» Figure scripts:
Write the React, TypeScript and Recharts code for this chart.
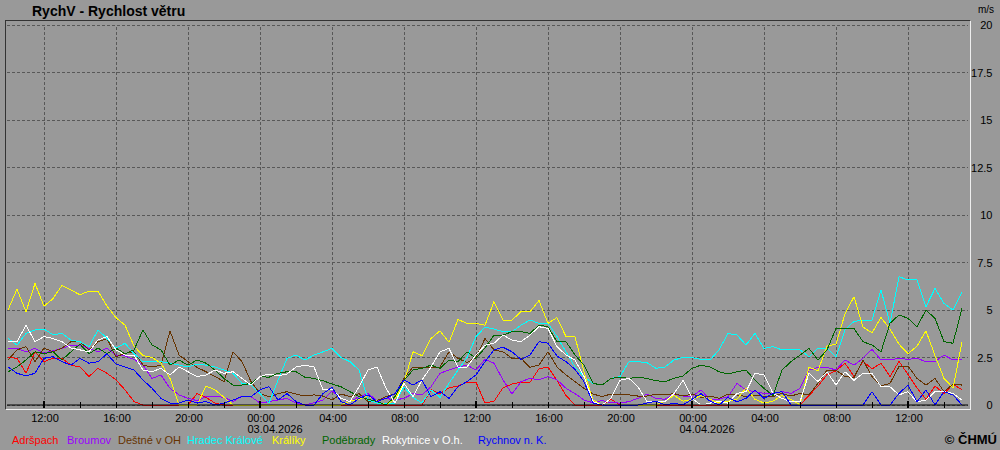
import { CartesianGrid, Line, LineChart, ReferenceLine, XAxis, YAxis } from "recharts";

// 02.04.2026 10:00 is t = 0, one sample every 30 minutes
const START_HOUR = 10;
const START_DAY = 2;
const STEP_H = 0.5;

const ADRSPACH = [
  2.5, 2.46, 1.67, 2.8, 2.28, 2.46, 2.46, 2.1, 2.0, 1.5, 1.93, 1.67, 1.32, 0.8, 0.18, 0, 0, 0, 0, 0, 0, 0.6, 0.4, 0.1, 0, 0, 0,
  0, 0, 0, 0, 0, 0, 0, 0, 0, 0, 0, 0, 0, 0, 0, 0, 0, 0, 0, 0, 0.8, 0.6, 0.9, 1.0, 1.2, 1.2, 0.1,
  0.2, 0.9, 1.1, 1.2, 1.2, 1.9, 2.0, 1.3, 0.5, 0, 0, 0, 0, 0.3, 0, 0, 0, 0, 0, 0, 0, 0, 0, 0, 0, 0, 0,
  0, 0, 0, 0, 0, 0, 0, 0, 0.5, 1.0, 1.6, 1.8, 2.2, 1.5, 2.3, 1.9, 2.2, 1.5, 2.3, 1.6, 0.9, 0.3, 1.0, 0.6, 1.1, 0.8,
];
const BROUMOV = [
  2.98, 2.98, 2.8, 2.98, 2.72, 2.86, 2.98, 3.15, 3.15, 2.98, 2.8, 2.98, 2.63, 2.58, 2.4, 2.1, 1.4, 1.58, 0.88, 0.53, 0.35, 0.23, 0.44, 0.47, 0.4, 0.18, 0.47,
  0.44, 0.1, 0.18, 0.26, 0.35, 0.1, 0, 0.12, 0.26, 0.75, 0.35, 0.18, 0.44, 0.6, 0.23, 0.35, 0.26, 0.35, 0.6, 0.53, 0.96, 1.67, 1.84, 2.0, 2.1, 1.84, 2.4,
  2.2, 1.32, 0.58, 1.23, 1.4, 1.32, 1.5, 1.32, 0.88, 0.6, 0.26, 0.12, 0.23, 0.12, 0.1, 0.18, 0.35, 0.58, 0.35, 0.3, 0.58, 0.47, 0.44, 0.8, 0.26, 0.3, 0.44,
  1.14, 0.79, 0.7, 0.61, 0.61, 0.7, 0.61, 0.88, 1.84, 1.98, 1.98, 1.84, 2.37, 2.1, 2.46, 2.93, 2.37, 2.37, 2.46, 2.4, 2.46, 2.28, 2.28, 2.63, 2.37, 2.4,
];
const DESTNE = [
  2.37, 2.9, 3.07, 2.28, 3.0, 2.8, 3.0, 3.33, 3.33, 2.9, 3.33, 3.5, 2.54, 2.72, 2.8, 2.1, 2.0, 2.1, 3.9, 2.63, 2.28, 1.98, 1.75, 1.5, 1.23, 2.8, 2.28,
  1.23, 0.6, 0.44, 0.6, 0.7, 0.58, 0.47, 0.53, 0.47, 0.26, 0.58, 0.44, 0.6, 0.18, 0.23, 0.44, 0.58, 1.4, 2.0, 1.98, 1.98, 2.0, 2.8, 2.46, 2.23, 2.5, 3.5,
  2.9, 2.8, 2.46, 2.46, 1.98, 2.1, 2.8, 2.0, 1.58, 1.23, 0.88, 0.58, 0.44, 0.58, 0.53, 0.53, 0.47, 0.47, 0.58, 0.53, 0.6, 0.47, 0.58, 0.4, 0.47, 0.35, 0.58,
  0.53, 0.44, 0.53, 0.44, 0.44, 0.61, 0.47, 0.61, 0.53, 1.14, 1.84, 1.84, 1.49, 1.45, 2.37, 1.49, 1.0, 1.14, 2.02, 2.05, 1.4, 1.05, 1.4, 0.7, 1.1, 1.05,
];
const HRADEC = [
  3.5, 3.15, 3.77, 3.95, 4.0, 3.7, 3.77, 3.42, 3.33, 3.07, 3.95, 3.5, 3.0, 3.25, 2.7, 2.28, 2.28, 2.28, 2.2, 2.1, 2.0, 2.15, 2.1, 2.0, 1.85, 1.67, 1.14,
  1.05, 0.6, 0.1, 1.3, 2.45, 2.63, 2.37, 2.63, 2.8, 2.98, 2.5, 2.28, 1.84, 0.26, 0.1, 0.1, 0.1, 0.96, 0.4, 0.1, 0.8, 0.4, 1.14, 1.84, 2.5, 3.6, 4.1,
  4.0, 3.86, 3.86, 4.2, 4.47, 4.3, 4.3, 3.6, 2.8, 2.0, 1.5, 1.14, 1.05, 1.4, 1.5, 2.28, 2.28, 2.23, 1.93, 2.0, 2.37, 2.5, 2.5, 2.4, 2.37, 2.9, 3.77,
  3.68, 3.16, 3.77, 2.98, 3.07, 2.9, 2.9, 2.9, 2.54, 3.0, 2.98, 2.54, 3.95, 4.4, 4.47, 4.47, 6.05, 4.3, 6.75, 6.58, 6.58, 5.17, 6.14, 5.35, 5.0, 5.96,
];
const KRALIKY = [
  5.0, 6.1, 4.9, 6.4, 5.2, 5.6, 6.3, 6.05, 5.8, 6.0, 6.0, 5.2, 4.6, 4.2, 3.1, 2.6, 2.5, 2.2, 1.4, 0, 0, 0, 1.0, 0.8, 0.4, 0, 0,
  0, 0, 0, 0, 0, 0, 0, 0, 0, 0, 0, 0.2, 0.3, 0.5, 0.2, 0, 0.3, 1.2, 2.8, 2.6, 3.5, 3.9, 3.3, 4.5, 4.3, 4.3, 4.2,
  5.44, 4.47, 4.47, 4.91, 4.91, 5.5, 4.3, 4.6, 3.6, 3.6, 1.75, 0.26, 0, 0, 0, 0, 0, 0, 0, 0.2, 0.5, 0.2, 0.3, 0.5, 0.3, 0.1, 0.2,
  0.3, 0.9, 0.3, 0.1, 0.2, 0.5, 0.3, 0, 2.0, 1.8, 3.1, 3.2, 4.8, 5.7, 4.1, 3.8, 4.6, 4.0, 3.2, 2.7, 3.1, 3.9, 2.6, 1.4, 0.9, 3.3,
];
const PODEBRADY = [
  1.75, 2.0, 2.37, 2.8, 2.7, 2.8, 2.37, 2.8, 3.2, 2.7, 3.0, 2.7, 3.0, 2.7, 2.9, 3.95, 3.16, 2.9, 2.1, 2.37, 2.1, 2.37, 2.2, 1.84, 1.4, 1.05, 1.05,
  1.14, 1.5, 1.46, 1.67, 1.75, 1.75, 1.46, 1.4, 1.28, 1.1, 0.96, 0.7, 0.44, 0.3, 0.18, 0, 0.44, 1.3, 1.84, 1.93, 2.1, 1.93, 2.37, 2.28, 2.8, 2.46, 3.0,
  3.68, 3.68, 3.86, 3.86, 3.77, 4.2, 4.12, 3.33, 3.33, 2.63, 2.1, 1.14, 1.05, 1.4, 1.46, 1.4, 1.46, 1.4, 1.28, 1.23, 1.4, 1.53, 1.93, 2.1, 2.0, 1.75, 1.63,
  1.75, 1.84, 1.3, 0.88, 0.5, 1.84, 2.28, 2.63, 2.98, 2.37, 2.9, 4.03, 4.03, 4.03, 3.33, 3.16, 2.8, 4.3, 4.74, 4.56, 4.12, 5.0, 4.56, 3.33, 3.25, 5.09,
];
const ROKYTNICE = [
  3.33, 3.33, 4.2, 3.33, 3.6, 3.5, 3.33, 3.0, 2.9, 2.8, 3.42, 3.6, 2.9, 2.63, 2.63, 1.84, 1.75, 1.93, 1.58, 2.0, 1.75, 1.5, 1.58, 1.84, 1.67, 1.75, 1.4,
  1.05, 1.5, 1.63, 1.53, 1.63, 2.0, 2.1, 2.0, 0.8, 0.83, 0.35, 0.18, 0.96, 1.84, 2.0, 0.88, 0.1, 1.14, 0.44, 1.32, 2.0, 2.8, 2.98, 2.0, 2.0, 2.63, 3.15,
  3.25, 3.68, 3.42, 3.33, 3.68, 4.12, 4.03, 3.07, 2.63, 2.37, 1.5, 0.18, 0, 0.35, 1.3, 1.4, 0.96, 0.18, 0.18, 0.18, 0.6, 1.3, 0.35, 0, 0.1, 0.18, 0.1,
  0.61, 0.7, 1.67, 1.58, 0.61, 0.35, 0.17, 0.17, 1.67, 1.23, 1.75, 1.05, 1.75, 1.3, 1.67, 1.67, 0.96, 0.96, 0.53, 0.7, 0.17, 0.26, 0.7, 0.7, 0.61, 0.26,
];
const RYCHNOV = [
  2.0, 1.67, 1.53, 1.67, 2.46, 2.54, 2.28, 2.1, 2.46, 2.2, 2.28, 2.7, 2.15, 2.0, 1.84, 1.32, 0.88, 0.35, 0.1, 0.1, 0.26, 0.1, 0.18, 0, 0.1, 0.26, 0.44,
  0.44, 0.8, 0.96, 0.26, 0.6, 0.18, 0, 0, 0.6, 0.93, 0.18, 0, 0.35, 0.53, 0.18, 0.35, 0.6, 1.32, 1.05, 1.32, 0.44, 0.7, 0.35, 0.96, 1.23, 1.58, 2.28,
  2.9, 3.04, 2.8, 2.4, 2.63, 3.33, 3.25, 2.58, 2.28, 1.88, 1.23, 0.1, 0, 0, 0, 0, 0, 0.1, 0.2, 0, 0.1, 0, 0.3, 0.6, 0.2, 0, 0.4,
  0.17, 0.35, 0.79, 0.35, 0.61, 0.7, 0, 0, 0, 0, 0, 0, 0, 0, 0, 0.7, 0, 0, 0.61, 1.05, 0.17, 0.79, 0, 0.7, 0.53, 0,
];

const SERIES = [
  { key: "adrspach", name: "Adršpach", color: "#ff0000", values: ADRSPACH },
  { key: "broumov", name: "Broumov", color: "#9900ff", values: BROUMOV },
  { key: "destne", name: "Deštné v OH", color: "#663300", values: DESTNE },
  { key: "hradec", name: "Hradec Králové", color: "#00ffff", values: HRADEC },
  { key: "kraliky", name: "Králíky", color: "#ffff00", values: KRALIKY },
  { key: "podebrady", name: "Poděbrady", color: "#006600", values: PODEBRADY },
  { key: "rokytnice", name: "Rokytnice v O.h.", color: "#ffffff", values: ROKYTNICE },
  { key: "rychnov", name: "Rychnov n. K.", color: "#0000ff", values: RYCHNOV },
];

// left edge of each legend entry
const LEGEND_X = [12, 67, 118, 187, 272, 322, 382, 478];

const X_TICKS = [2, 4, 6, 8, 10, 12, 14, 16, 18, 20, 22, 24, 26, 28, 30, 32, 34, 36, 38, 40, 42, 44, 46, 48, 50, 52];
const X_GRID = [2, 6, 10, 14, 18, 22, 26, 30, 34, 38, 42, 46, 50];
const Y_TICKS = [0, 2.5, 5, 7.5, 10, 12.5, 15, 17.5, 20];

const data = ADRSPACH.map((_, i) => {
  const row: Record<string, number> = { t: i * STEP_H };
  SERIES.forEach((s) => {
    row[s.key] = s.values[i];
  });
  return row;
});

const FONT = "'Liberation Sans', Arial, sans-serif";
const GRID_COLOR = "#585858";

const pad = (n: number) => n.toString().padStart(2, "0");

function TimeTick(props: any) {
  const { x, y, payload } = props;
  const abs = START_HOUR + payload.value;
  const hour = abs % 24;
  const major = hour % 12 === 0;
  const day = START_DAY + Math.floor(abs / 24);
  return (
    <g style={{ shapeRendering: "crispEdges" }}>
      {major ? (
        <rect x={x - 1} y={y - 4} width={2} height={7} fill="#000" />
      ) : (
        <line x1={x} x2={x} y1={y - 3} y2={y + 3} stroke="#000" />
      )}
      {hour % 4 === 0 && (
        <text x={x + 1} y={y + 16.5} textAnchor="middle" fontSize={11} fontFamily={FONT} fill="#000">
          {pad(hour)}:00
        </text>
      )}
      {hour === 0 && (
        <text x={x - 12.5} y={y + 27.5} fontSize={11} fontFamily={FONT} fill="#000">
          {pad(day)}.04.2026
        </text>
      )}
    </g>
  );
}

function ValueTick(props: any) {
  const { x, y, payload } = props;
  return (
    <text x={x + 24.5} y={y + 4} textAnchor="end" fontSize={11} fontFamily={FONT} fill="#000">
      {payload.value}
    </text>
  );
}

export default function App() {
  return (
    <div
      style={{
        position: "absolute",
        left: 0,
        top: 0,
        width: 1000,
        height: 450,
        background: "#999999",
        fontFamily: FONT,
      }}
    >
      <div
        style={{
          position: "absolute",
          left: 5,
          top: 20,
          width: 966,
          height: 390,
          boxSizing: "border-box",
          borderTop: "1px solid #333",
          borderLeft: "1px solid #333",
          borderRight: "1px solid #eeeeee",
          borderBottom: "1px solid #eeeeee",
        }}
      />
      <svg width={1000} height={450} style={{ position: "absolute", left: 0, top: 0 }}>
        <text x={32} y={15.5} fontSize={14} fontWeight="bold" fontFamily={FONT} fill="#000">
          RychV - Rychlost větru
        </text>
        <text x={978} y={13} fontSize={10} fontFamily={FONT} fill="#000">
          m/s
        </text>
        {SERIES.map((s, i) => (
          <text key={s.key} x={LEGEND_X[i]} y={444} fontSize={11} fontFamily={FONT} fill={s.color}>
            {s.name}
          </text>
        ))}
        <text x={997} y={444} textAnchor="end" fontSize={13} fontWeight="bold" fontFamily={FONT} fill="#000">
          © ČHMÚ
        </text>
      </svg>
      <div style={{ position: "absolute", left: 0, top: 0 }}>
        <LineChart width={1000} height={450} data={data} margin={{ top: 25, right: 0, bottom: 0, left: 7 }}>
          <CartesianGrid
            vertical={false}
            stroke={GRID_COLOR}
            strokeDasharray="3 2"
            style={{ shapeRendering: "crispEdges" }}
          />
          {X_GRID.map((t) => (
            <ReferenceLine
              key={t}
              x={t}
              stroke={GRID_COLOR}
              strokeDasharray="3 2"
              style={{ shapeRendering: "crispEdges" }}
            />
          ))}
          <XAxis
            dataKey="t"
            type="number"
            domain={[-1 / 18, 53 + 1 / 3]}
            ticks={X_TICKS}
            interval={0}
            height={45}
            tickSize={0}
            tickMargin={0}
            tickLine={false}
            axisLine={{ stroke: "#000" }}
            tick={TimeTick}
          />
          <YAxis
            orientation="right"
            type="number"
            domain={[0, 20]}
            ticks={Y_TICKS}
            interval={0}
            width={32}
            tickSize={0}
            tickMargin={0}
            tickLine={false}
            axisLine={false}
            tick={ValueTick}
          />
          {SERIES.map((s) => (
            <Line
              key={s.key}
              type="linear"
              dataKey={s.key}
              name={s.name}
              stroke={s.color}
              strokeWidth={1}
              dot={false}
              activeDot={false}
              isAnimationActive={false}
              style={{ shapeRendering: "crispEdges" }}
            />
          ))}
        </LineChart>
      </div>
    </div>
  );
}
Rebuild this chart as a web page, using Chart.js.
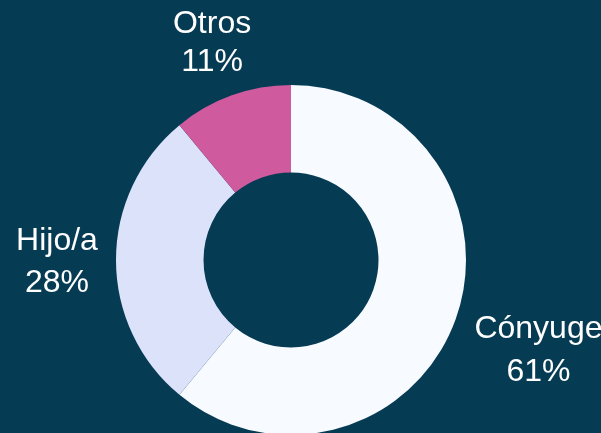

» DIRECTION:
Everything from the first line to the line with "const STEP_H = 0.5;" must be repeated exactly, and nothing else. Leave the pictures out.

» WRITTEN ANSWER:
Write the React, TypeScript and Recharts code for this chart.
import { CartesianGrid, Line, LineChart, ReferenceLine, XAxis, YAxis } from "recharts";

// 02.04.2026 10:00 is t = 0, one sample every 30 minutes
const START_HOUR = 10;
const START_DAY = 2;
const STEP_H = 0.5;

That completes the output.